クラウドストレージサービスが企業ITの新たなプラットフォームへと進化しつつある。このサービスの2大ベンダーであるBox JapanとDropbox Japanが相次いで明らかにした事業戦略から、その進化の行方を探ってみたい。
ファイルの同期や共有を行うクラウドストレージサービスの2大専業ベンダーであるBox JapanとDropbox Japanが先頃、相次いで事業戦略と新サービスについて記者説明会を開いた。両社の会見で筆者が特に興味深く感じたのは、クラウドストレージサービスの進化についてだ。両社それぞれの事業への姿勢とともにIT産業の構造変化にもつながり得るこの話を中心に、以下にそれぞれの取り組みを紹介しよう。
まず、Box Japanが新サービスとして発表した、クラウドストレージサービス「Box」の機能をユーザー企業が開発したアプリケーションに組み込めるようにする「Box Platform」については発表資料をご覧いただくとして、同社の古市克典社長が会見で語った進化の話は次の通りだ。
Boxは現在、グローバルで9万2000社、日本国内で4200社を超える企業に利用されているが、「ここにきて目前に巨大な市場が広がってきた」という。

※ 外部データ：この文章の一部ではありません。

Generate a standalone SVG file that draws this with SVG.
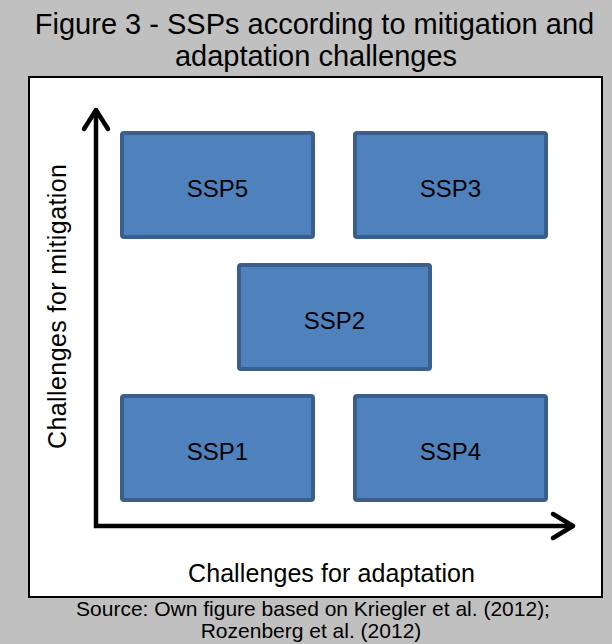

それは、これまで多くの企業がオンプレミスで構築し利用してきたECM(エンタープライズコンテンツマネジメント)を、3社に1社がクラウドに移行しようとしているとの内部調査結果を得たからだ。
目前に広がってきた巨大な市場というのは、ECMがクラウドに移行した「CCM」(クラウドコンテンツマネジメント)である。図1がその動きを端的に描いたものである。その上で同氏は、「Boxはこの巨大なCCM市場を創造していきたい」と語った。
さらに、Boxが実現するデジタル変革のステップとして示したのが、図2である。すなわち、クラウドストレージサービスは当初、個人の生産性向上のためのツールとして利用され、現在はチームのコラボレーションツールとして浸透しつつある。そして、今後はビジネスプロセスを効率化・自動化する「コラボラティブビジネスプロセス」、最終的にはデジタルパワーを社内にフルに取り込む「インテリジェントエンタープライズ」を実現するという内容を示したものだ。
そのステップにおいて、同氏が強調したのは、図3に示すような幅広いパートナー企業との連携だ。この図で注目されるのは、最下段にあるファイルの同期・共有からCCMへと向かう「緑の帯」、これこそがBoxである。これは何を意味するか。まさしく「企業におけるデジタル変革のプラットフォーム」とも受け取れる構図である。